The costs and risks to businesses of getting this wrong are potentially significant, not just in the form of reputational damage or regulatory enforcement action, but also in projects being delayed or shelved and even entire business models being challenged, as in the case of some of the big corporate emitters. 

Another case in point is the Volkswagen emission scandal, which involved mis-selling on a grand scale to try and cheat emissions tests for its new cars. The company had to recall millions of cars, pay billions in regulatory fines, penalties and legal settlements, and saw its corporate and reputational value plummet as a result.

How can boards ensure they don’t fall foul of this swathe of new ESG risks?
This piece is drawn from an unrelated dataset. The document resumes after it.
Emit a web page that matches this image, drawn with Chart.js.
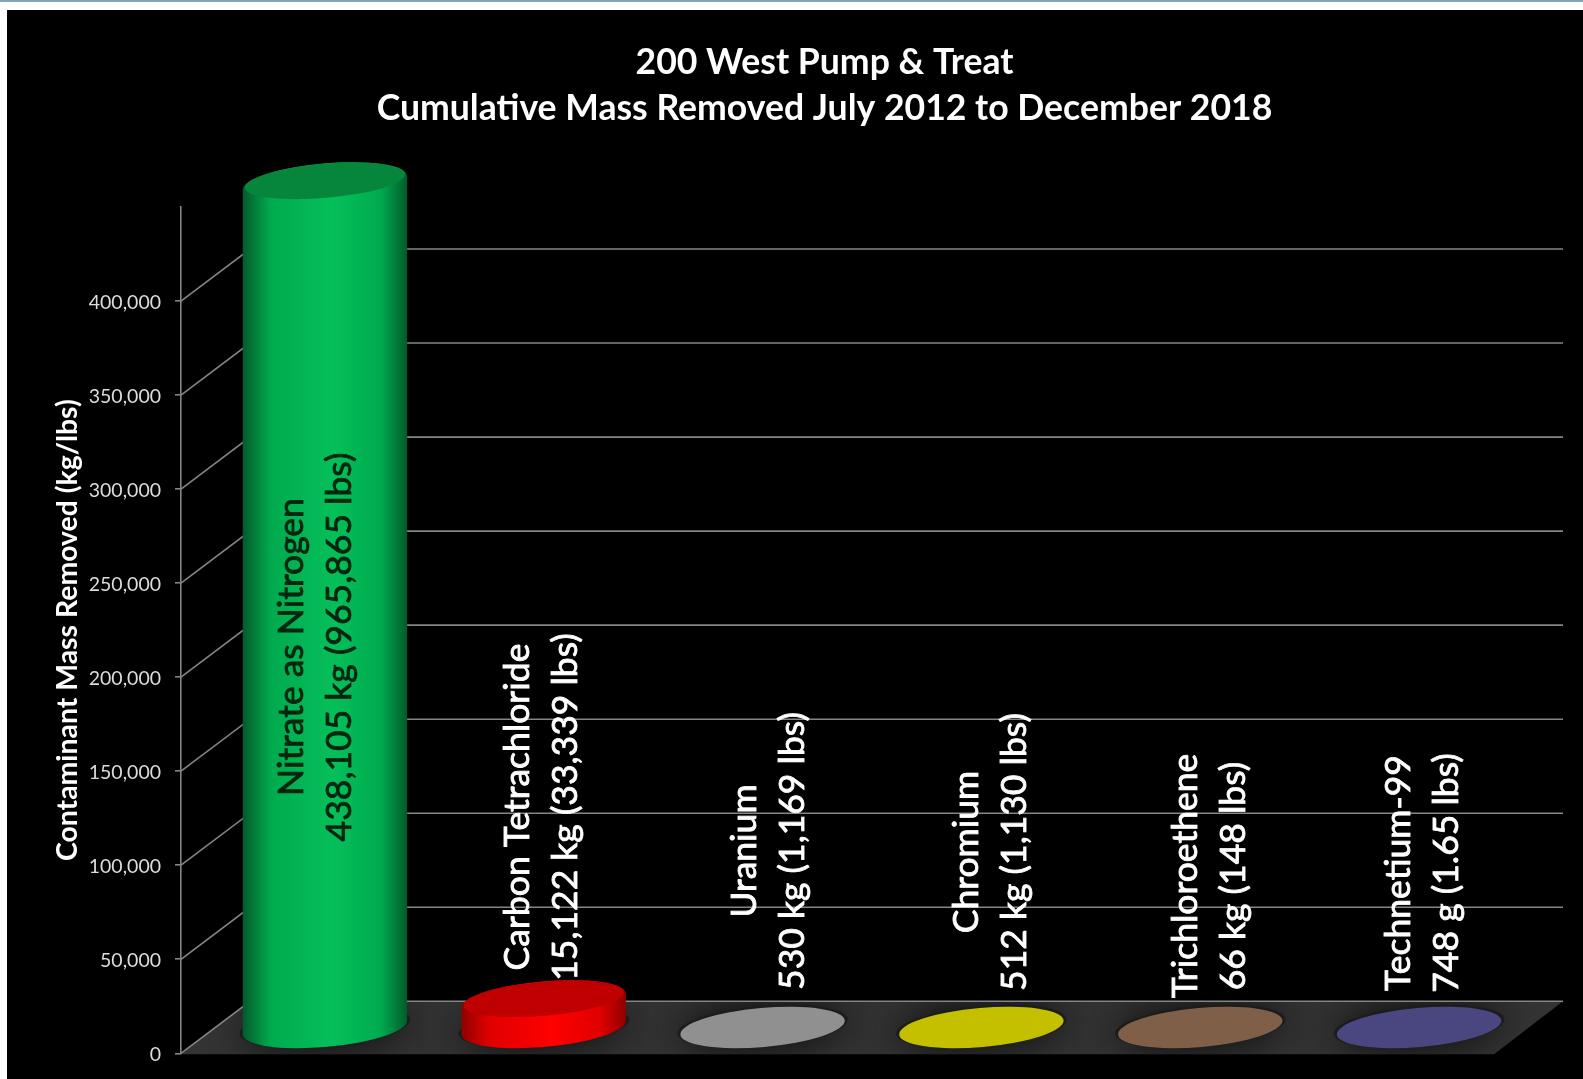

The first step might be appointing a director to take an oversight role on ESG. Then, many of our clients are now approaching us to explore us undertaking ESG audits of their businesses, focusing on the impact their operations are having on the environment and society, ensuring good governance, and checking compliance of their practices and policies with all the current regulations. 

A proper assessment of business specific ESG risks might also be necessary, covering everything from exposures related to upcoming regulatory change, risks associated with extreme climate events, or commercial risks linked to climate change protesters blockading roads or airports. ESG is a topic which is here to stay, and it is essential that businesses proactively engage with these issues now. 
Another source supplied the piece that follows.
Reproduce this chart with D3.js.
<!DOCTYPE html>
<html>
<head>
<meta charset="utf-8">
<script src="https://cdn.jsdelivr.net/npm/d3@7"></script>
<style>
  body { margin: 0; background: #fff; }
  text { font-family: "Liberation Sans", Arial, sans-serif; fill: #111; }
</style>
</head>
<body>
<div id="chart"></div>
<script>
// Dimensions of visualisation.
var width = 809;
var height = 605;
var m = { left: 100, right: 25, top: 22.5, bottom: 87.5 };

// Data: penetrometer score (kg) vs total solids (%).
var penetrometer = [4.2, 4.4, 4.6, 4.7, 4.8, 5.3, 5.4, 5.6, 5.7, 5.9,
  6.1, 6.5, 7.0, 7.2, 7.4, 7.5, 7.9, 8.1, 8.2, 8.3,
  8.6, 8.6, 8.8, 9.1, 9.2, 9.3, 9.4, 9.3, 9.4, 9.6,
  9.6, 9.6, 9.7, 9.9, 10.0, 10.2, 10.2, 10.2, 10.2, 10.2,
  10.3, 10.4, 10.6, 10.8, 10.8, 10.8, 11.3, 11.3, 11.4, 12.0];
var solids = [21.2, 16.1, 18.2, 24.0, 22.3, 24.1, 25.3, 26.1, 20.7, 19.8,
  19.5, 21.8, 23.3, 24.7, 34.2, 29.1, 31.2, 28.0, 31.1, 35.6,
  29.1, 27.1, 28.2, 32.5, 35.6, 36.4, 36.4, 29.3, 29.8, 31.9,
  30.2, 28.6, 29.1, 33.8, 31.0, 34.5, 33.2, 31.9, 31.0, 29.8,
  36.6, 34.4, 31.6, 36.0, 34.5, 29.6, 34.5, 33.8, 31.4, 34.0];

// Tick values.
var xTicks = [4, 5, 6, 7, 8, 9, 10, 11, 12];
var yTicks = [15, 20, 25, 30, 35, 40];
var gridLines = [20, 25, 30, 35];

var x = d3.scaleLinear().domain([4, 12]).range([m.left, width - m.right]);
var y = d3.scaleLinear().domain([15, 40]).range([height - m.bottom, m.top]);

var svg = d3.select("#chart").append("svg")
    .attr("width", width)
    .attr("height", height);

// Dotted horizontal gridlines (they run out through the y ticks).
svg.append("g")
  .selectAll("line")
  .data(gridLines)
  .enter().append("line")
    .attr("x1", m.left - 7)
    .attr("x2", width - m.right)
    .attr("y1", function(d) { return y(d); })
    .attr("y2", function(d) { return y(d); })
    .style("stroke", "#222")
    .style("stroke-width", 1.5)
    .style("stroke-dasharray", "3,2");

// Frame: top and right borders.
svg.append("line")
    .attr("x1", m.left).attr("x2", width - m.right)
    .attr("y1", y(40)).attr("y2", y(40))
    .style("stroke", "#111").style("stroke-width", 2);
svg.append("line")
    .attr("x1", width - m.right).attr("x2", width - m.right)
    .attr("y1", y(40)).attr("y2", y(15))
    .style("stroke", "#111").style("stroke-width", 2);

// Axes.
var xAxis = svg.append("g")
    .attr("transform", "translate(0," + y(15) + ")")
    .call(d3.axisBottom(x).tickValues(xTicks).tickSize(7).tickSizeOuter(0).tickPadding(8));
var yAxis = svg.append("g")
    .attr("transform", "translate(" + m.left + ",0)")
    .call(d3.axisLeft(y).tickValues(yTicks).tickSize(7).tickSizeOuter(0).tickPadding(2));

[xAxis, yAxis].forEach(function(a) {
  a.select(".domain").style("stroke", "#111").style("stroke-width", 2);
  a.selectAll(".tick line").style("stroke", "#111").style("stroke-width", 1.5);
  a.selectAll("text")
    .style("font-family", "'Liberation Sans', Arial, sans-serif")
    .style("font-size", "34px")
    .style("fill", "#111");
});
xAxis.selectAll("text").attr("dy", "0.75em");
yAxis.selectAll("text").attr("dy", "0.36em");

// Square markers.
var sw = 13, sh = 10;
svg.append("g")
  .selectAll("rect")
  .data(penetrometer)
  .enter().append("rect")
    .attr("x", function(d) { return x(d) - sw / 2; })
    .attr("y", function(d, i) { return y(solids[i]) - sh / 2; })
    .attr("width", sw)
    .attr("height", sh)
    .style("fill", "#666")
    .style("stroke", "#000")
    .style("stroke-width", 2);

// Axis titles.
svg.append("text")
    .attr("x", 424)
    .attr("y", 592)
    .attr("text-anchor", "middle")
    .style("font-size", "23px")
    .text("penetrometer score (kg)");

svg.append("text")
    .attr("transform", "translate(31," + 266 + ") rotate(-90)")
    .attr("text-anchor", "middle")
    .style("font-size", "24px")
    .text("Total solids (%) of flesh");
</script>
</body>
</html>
The key thing is to have awareness of exposures and to be in a position to take action when required.

James says: "If you’re starting from a good place in terms of policies and procedures, then you are much more able to adapt as the legislation changes or the regulatory framework evolves. But if you’re not already up to speed, or where you should be, on things like anti money laundering or combatting bribery and corruption, then you’re starting from a few steps behind. It’s only going to get harder to keep up with a pretty fluid situation. The fundamental legal risks may not change but there will certainly be more regulation to come."

There are huge advantages to be had by companies that seize the initiative and get ahead of the game, with consumers, investors and talented employees increasingly favouring those businesses that exhibit strong ESG values. 

"Fundamentally, these are all good things that companies should be doing," says James. "You don’t want to be left behind or end up being a test case; you need to get on the front foot."